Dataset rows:
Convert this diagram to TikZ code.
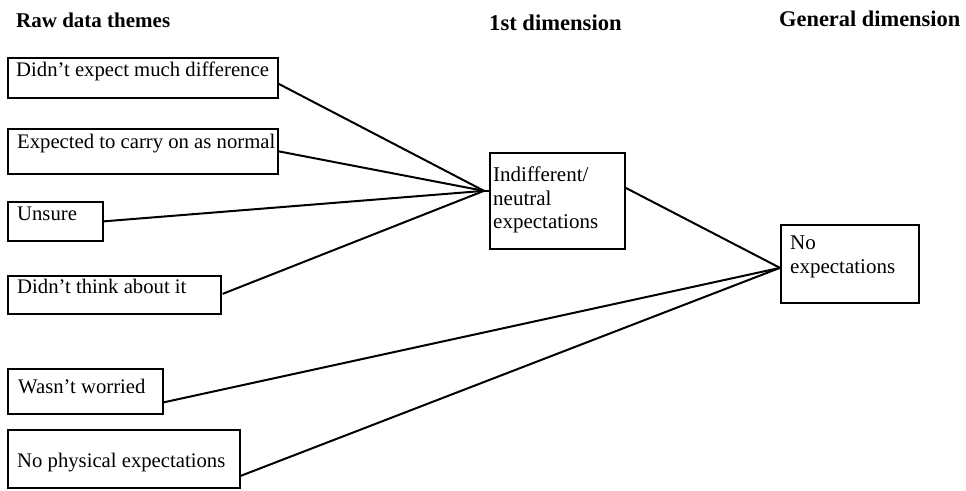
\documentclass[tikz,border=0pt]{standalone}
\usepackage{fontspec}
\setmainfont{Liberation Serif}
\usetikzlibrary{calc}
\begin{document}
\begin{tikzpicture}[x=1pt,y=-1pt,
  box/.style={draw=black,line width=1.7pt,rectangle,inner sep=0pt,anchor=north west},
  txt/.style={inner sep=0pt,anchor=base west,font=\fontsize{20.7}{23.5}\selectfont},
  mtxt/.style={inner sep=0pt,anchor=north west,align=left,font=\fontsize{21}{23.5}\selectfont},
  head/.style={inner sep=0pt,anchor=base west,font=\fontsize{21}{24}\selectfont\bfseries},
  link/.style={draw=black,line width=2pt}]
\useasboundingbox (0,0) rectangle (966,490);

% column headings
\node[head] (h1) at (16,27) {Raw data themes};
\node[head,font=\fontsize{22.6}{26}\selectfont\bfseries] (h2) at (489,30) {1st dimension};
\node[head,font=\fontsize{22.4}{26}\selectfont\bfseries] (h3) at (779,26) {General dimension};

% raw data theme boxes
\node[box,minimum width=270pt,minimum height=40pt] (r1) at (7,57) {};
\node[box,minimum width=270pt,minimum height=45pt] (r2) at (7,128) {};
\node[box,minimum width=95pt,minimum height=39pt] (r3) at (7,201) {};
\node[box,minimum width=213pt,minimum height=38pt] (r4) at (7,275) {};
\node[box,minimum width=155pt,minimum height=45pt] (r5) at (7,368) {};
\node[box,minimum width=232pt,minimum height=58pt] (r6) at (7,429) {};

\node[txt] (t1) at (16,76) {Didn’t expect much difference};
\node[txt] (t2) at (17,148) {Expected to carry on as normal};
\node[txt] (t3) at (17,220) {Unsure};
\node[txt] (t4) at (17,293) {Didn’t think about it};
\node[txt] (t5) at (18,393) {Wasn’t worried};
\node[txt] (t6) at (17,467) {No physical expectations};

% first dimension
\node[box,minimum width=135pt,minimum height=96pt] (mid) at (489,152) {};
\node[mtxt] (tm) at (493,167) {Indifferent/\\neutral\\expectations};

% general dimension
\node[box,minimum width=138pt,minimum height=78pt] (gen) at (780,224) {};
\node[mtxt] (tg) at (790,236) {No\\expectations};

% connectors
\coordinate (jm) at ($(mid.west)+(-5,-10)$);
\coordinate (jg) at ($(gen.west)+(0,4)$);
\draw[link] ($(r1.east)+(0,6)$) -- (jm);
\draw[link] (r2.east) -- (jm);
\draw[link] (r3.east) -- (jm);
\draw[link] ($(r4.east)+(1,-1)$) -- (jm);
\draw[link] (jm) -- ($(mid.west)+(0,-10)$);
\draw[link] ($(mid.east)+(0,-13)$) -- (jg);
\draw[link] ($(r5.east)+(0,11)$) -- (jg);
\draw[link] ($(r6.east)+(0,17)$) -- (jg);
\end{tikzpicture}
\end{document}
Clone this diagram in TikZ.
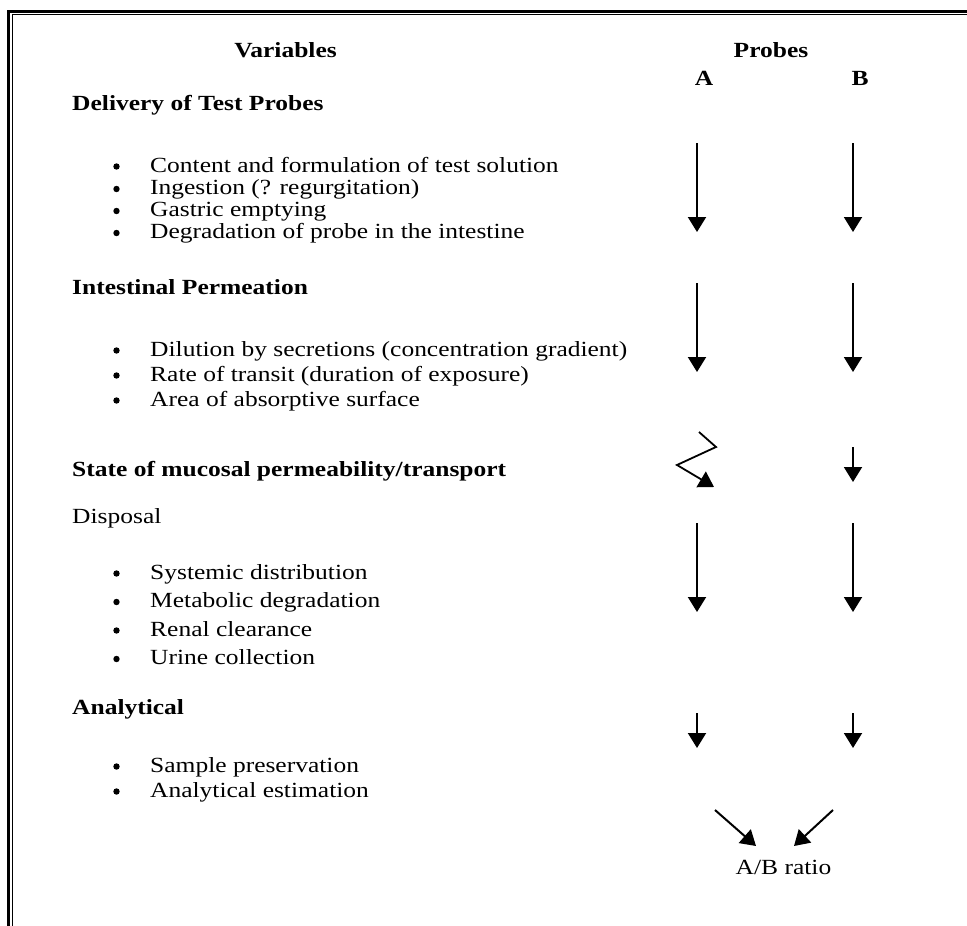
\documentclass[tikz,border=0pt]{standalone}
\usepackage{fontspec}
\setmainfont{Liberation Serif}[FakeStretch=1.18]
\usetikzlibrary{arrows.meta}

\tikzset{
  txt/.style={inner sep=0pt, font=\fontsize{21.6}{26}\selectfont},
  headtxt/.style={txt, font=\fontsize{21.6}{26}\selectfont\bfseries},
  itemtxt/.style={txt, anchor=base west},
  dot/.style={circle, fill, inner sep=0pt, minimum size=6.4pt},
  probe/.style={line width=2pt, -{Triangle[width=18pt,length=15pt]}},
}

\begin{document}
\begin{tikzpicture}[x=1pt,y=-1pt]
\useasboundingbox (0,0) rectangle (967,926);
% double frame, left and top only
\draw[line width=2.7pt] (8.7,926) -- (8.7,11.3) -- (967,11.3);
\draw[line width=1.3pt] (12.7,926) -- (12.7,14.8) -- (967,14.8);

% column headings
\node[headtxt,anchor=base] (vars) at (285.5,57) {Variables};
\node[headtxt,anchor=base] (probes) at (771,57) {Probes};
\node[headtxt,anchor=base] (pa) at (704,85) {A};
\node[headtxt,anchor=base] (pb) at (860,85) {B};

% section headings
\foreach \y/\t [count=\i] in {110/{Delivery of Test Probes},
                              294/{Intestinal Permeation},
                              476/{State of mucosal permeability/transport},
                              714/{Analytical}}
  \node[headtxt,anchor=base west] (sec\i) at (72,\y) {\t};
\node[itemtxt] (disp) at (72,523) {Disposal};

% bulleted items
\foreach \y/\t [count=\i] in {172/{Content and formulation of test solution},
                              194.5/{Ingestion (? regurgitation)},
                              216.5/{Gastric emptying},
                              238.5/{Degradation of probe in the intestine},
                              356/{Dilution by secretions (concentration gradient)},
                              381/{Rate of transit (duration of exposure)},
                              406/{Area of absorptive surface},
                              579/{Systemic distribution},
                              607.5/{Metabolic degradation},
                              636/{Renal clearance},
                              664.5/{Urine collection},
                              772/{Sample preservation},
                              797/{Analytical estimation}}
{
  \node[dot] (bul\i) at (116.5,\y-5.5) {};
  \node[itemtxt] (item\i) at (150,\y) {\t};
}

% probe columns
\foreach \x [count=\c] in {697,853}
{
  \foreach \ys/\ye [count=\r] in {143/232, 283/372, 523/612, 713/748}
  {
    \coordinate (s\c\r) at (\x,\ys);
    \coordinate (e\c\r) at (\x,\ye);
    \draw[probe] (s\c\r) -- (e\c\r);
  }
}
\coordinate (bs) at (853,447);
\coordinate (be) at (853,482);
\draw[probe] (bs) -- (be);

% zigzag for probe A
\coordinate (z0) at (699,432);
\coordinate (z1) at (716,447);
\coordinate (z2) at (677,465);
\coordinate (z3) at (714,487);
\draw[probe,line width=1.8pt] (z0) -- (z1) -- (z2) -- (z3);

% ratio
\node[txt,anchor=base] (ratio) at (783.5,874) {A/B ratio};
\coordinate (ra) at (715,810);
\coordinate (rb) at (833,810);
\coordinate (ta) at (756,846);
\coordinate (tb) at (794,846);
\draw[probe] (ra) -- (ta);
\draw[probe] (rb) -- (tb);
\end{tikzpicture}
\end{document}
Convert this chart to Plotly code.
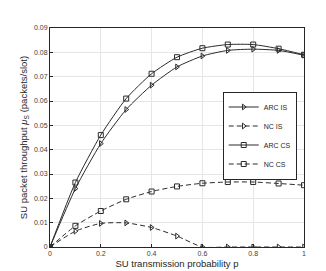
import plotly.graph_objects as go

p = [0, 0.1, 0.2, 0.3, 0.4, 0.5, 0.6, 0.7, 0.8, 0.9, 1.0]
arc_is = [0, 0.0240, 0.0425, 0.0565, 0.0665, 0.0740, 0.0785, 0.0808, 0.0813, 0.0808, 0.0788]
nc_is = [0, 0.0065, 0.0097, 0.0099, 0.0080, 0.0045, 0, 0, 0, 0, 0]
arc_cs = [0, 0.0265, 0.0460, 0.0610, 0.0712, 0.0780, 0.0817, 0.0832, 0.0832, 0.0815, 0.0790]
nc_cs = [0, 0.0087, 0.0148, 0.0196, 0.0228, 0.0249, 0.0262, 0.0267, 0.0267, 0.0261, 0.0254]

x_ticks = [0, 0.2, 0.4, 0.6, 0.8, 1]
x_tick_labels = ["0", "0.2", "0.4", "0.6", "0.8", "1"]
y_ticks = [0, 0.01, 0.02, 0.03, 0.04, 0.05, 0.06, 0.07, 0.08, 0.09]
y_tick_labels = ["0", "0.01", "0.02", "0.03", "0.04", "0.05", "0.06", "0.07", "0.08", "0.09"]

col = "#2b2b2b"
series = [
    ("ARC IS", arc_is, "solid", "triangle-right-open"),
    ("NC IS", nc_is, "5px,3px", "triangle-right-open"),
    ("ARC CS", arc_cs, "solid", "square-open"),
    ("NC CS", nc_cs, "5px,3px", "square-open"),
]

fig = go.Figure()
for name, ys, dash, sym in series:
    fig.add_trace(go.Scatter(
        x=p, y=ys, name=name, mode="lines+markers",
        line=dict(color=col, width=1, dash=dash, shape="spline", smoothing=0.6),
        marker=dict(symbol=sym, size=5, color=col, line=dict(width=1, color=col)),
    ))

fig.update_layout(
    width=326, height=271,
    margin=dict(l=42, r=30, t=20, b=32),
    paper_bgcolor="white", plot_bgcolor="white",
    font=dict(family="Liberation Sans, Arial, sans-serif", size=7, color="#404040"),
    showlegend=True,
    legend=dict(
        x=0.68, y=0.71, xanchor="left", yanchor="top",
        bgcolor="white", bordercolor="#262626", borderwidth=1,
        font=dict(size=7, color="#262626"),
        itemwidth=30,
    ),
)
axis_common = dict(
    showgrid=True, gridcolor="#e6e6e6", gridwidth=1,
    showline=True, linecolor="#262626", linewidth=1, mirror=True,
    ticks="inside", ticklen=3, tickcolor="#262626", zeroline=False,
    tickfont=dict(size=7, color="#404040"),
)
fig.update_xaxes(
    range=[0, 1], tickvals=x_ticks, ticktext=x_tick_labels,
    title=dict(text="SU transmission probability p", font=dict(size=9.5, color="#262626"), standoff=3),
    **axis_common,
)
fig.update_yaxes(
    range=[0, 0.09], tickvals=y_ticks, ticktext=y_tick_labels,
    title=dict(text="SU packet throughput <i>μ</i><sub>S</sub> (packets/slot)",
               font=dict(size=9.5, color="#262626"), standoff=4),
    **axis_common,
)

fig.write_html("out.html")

(Problem requirements):
Go through the entries above and copy every line containing "this".

(The completed task):
Convert this diagram to TikZ code.
Clone this diagram in TikZ.
Convert this chart to Plotly code.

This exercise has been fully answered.